They say good fences make good neighbors. But trees, on the other hand, have been known to strain the relationship between neighbors. Damage and disruption amongst neighboring lot owners, caused by tree roots and branches, is a very common problem in Florida. Not surprisingly, Florida courts have addressed this issue and have carved out a very specific rule of law on this topic.
There are two theories which have been brought before Florida courts in an attempt to hold adjacent property owners liable for damage caused by trees encroaching past the property line. They are actions for nuisance or negligence. However, neither action has succeeded. The Third District Court in Vaughn v. Segal, 707 So.2d 951 (Fla. 3d DCA, 1998), held that there is no cause of action in such circumstances in either nuisance or negligence.
In Richmond v. General Engineering Enterprises Co., 454 So.2d 16, 17 (Fla. 3d DCA, 1984), the plaintiff sued for money damages based on the alleged “negligence” of the defendant in permitting branches of a Ficus tree growing on its property to extend over and onto the next lot where the plaintiff’s home was located. While the Court acknowledged that there was substantial authority to the contrary in other States’ jurisdictions, the Court took the position that in Florida, “in view of the undoubted right of the land owner himself to cut off intruding roots or branches at the property line, no such action may be maintained.”
As for nuisance, the rule of common law and the majority rule in this country, which is followed in Florida, is that a possessor of land is not liable to persons outside the land for a nuisance resulting from trees and natural vegetation growing on the land. The joint property owner to such a nuisance, however, is privileged to trim back, at the adjoining owner’s own expense, any encroaching tree roots or branches and other vegetation which has grown onto this property.
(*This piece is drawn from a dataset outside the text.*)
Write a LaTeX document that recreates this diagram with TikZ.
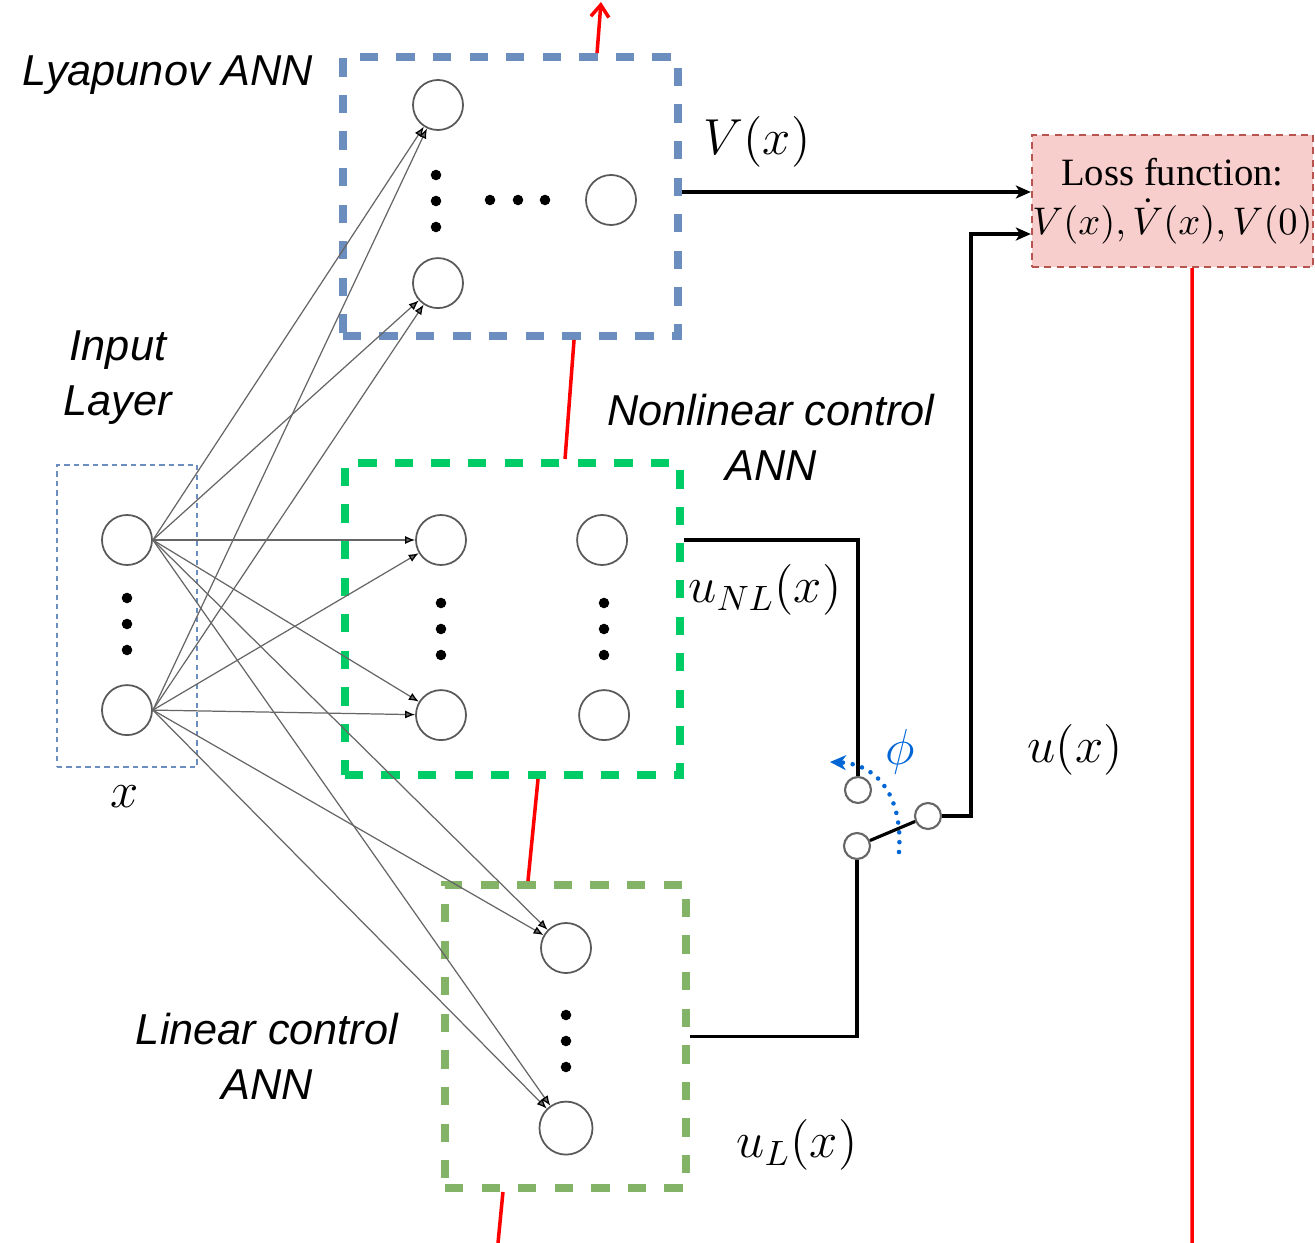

While the complaint claimed certain damages for a nuisance allegedly created by the trees growing on the neighboring land, such damages were not nrecoverable under the established law of this State. Gallo v. Heller, 512 So.2d 215 (Fla. 3d DCA, 1987).
As a result of the abovereferenced rule of law in Florida, many community associations refuse to get involved in these types of “owner versus owner” disputes. The law gives owners the right and obligation to have the tree roots and branches cut at the point when they “cross over” onto their property.